A herança estatística que o PIB de 2022
deixou para 2023 é de 0,2%, diz Ramos. Isso significa que, se o PIB ficar
estável em relação ao nível do fim do ano passado, a economia brasileira terá
um crescimento neste ano de 0,2%. O economista da Goldman Sachs reduziu a sua
estimativa para a expansão do PIB em 2023 de 1,4% para 1,2%, mas há números
mais baixos na praça, com alguns analistas prevendo uma economia em estagnação.

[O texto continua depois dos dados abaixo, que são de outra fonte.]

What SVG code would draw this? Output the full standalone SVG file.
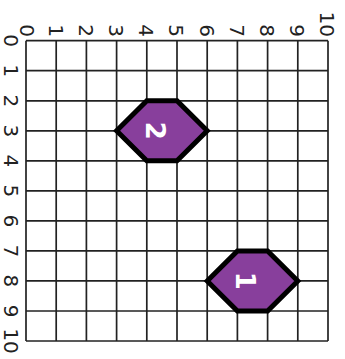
<svg xmlns="http://www.w3.org/2000/svg" width="345" height="359" viewBox="0 0 345 359">
<style>
.grid line{stroke:#222;stroke-width:1.7}
.ax{font-family:"DejaVu Sans",sans-serif;font-size:20px;fill:#222}
.hex{fill:#883f9c;stroke:#000;stroke-width:5;stroke-linejoin:miter}
.lbl{font-family:"DejaVu Sans",sans-serif;font-size:26px;font-weight:bold;fill:#fff;text-anchor:middle}
</style>
<rect width="345" height="359" fill="#fff"/>
<g id="grid" class="grid">
<line x1="26" y1="40.7" x2="26" y2="341"/>
<line x1="56.2" y1="40.7" x2="56.2" y2="341"/>
<line x1="86.4" y1="40.7" x2="86.4" y2="341"/>
<line x1="116.6" y1="40.7" x2="116.6" y2="341"/>
<line x1="146.8" y1="40.7" x2="146.8" y2="341"/>
<line x1="177" y1="40.7" x2="177" y2="341"/>
<line x1="207.2" y1="40.7" x2="207.2" y2="341"/>
<line x1="237.4" y1="40.7" x2="237.4" y2="341"/>
<line x1="267.6" y1="40.7" x2="267.6" y2="341"/>
<line x1="297.8" y1="40.7" x2="297.8" y2="341"/>
<line x1="328" y1="40.7" x2="328" y2="341"/>
<line x1="26" y1="40.7" x2="328" y2="40.7"/>
<line x1="26" y1="70.7" x2="328" y2="70.7"/>
<line x1="26" y1="100.8" x2="328" y2="100.8"/>
<line x1="26" y1="130.8" x2="328" y2="130.8"/>
<line x1="26" y1="160.8" x2="328" y2="160.8"/>
<line x1="26" y1="190.9" x2="328" y2="190.9"/>
<line x1="26" y1="220.9" x2="328" y2="220.9"/>
<line x1="26" y1="250.9" x2="328" y2="250.9"/>
<line x1="26" y1="280.9" x2="328" y2="280.9"/>
<line x1="26" y1="311" x2="328" y2="311"/>
<line x1="26" y1="341" x2="328" y2="341"/>
</g>
<g id="axis-top" class="ax" text-anchor="end">
<text transform="translate(20,37) rotate(90)">0</text>
<text transform="translate(48.5,37) rotate(90)">1</text>
<text transform="translate(78.7,37) rotate(90)">2</text>
<text transform="translate(108.9,37) rotate(90)">3</text>
<text transform="translate(139.1,37) rotate(90)">4</text>
<text transform="translate(169.3,37) rotate(90)">5</text>
<text transform="translate(199.5,37) rotate(90)">6</text>
<text transform="translate(229.7,37) rotate(90)">7</text>
<text transform="translate(259.9,37) rotate(90)">8</text>
<text transform="translate(290.1,37) rotate(90)">9</text>
<text transform="translate(320.3,37) rotate(90)">10</text>
</g>
<g id="axis-left" class="ax" text-anchor="middle">
<text transform="translate(3.5,40.7) rotate(90)">0</text>
<text transform="translate(3.5,70.7) rotate(90)">1</text>
<text transform="translate(3.5,100.8) rotate(90)">2</text>
<text transform="translate(3.5,130.8) rotate(90)">3</text>
<text transform="translate(3.5,160.8) rotate(90)">4</text>
<text transform="translate(3.5,190.9) rotate(90)">5</text>
<text transform="translate(3.5,220.9) rotate(90)">6</text>
<text transform="translate(3.5,250.9) rotate(90)">7</text>
<text transform="translate(3.5,280.9) rotate(90)">8</text>
<text transform="translate(3.5,311) rotate(90)">9</text>
<text transform="translate(3.5,341) rotate(90)">10</text>
</g>
<g id="connectors"></g>
<g id="node-2">
<polygon class="hex" points="116.6,130.8 146.8,100.8 177,100.8 207.2,130.8 177,160.8 146.8,160.8"/>
<text class="lbl" transform="translate(146,130.8) rotate(90)">2</text>
</g>
<g id="node-1">
<polygon class="hex" points="207.2,280.9 237.4,250.9 267.6,250.9 297.8,280.9 267.6,311 237.4,311"/>
<text class="lbl" transform="translate(236,280.9) rotate(90)">1</text>
</g>
</svg>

A apresentação de uma nova regra fiscal pelo Ministério da Fazenda, prevista para este mês, pode reduzir as incertezas sobre a trajetória das contas públicas. Se a âncora que substituir o teto de gastos for crível e apontar para o controle do endividamento público no médio e longo prazo, o quadro fiscal pode se tornar menos incerto, permitindo que o BC comece a cogitar a redução os juros. Para isso, também é importante que cessem de vez os ataques do governo à autoridade monetária, que só contribuíram para a piora das projeções de inflação. Se prevalecer o clima de incerteza, os juros permanecerão altos por mais tempo, os empresários pensarão duas vezes antes de investir e o custo do crédito seguirá muito elevado, afetando ainda mais as perspectivas já pouco animadoras para o crescimento em 2023.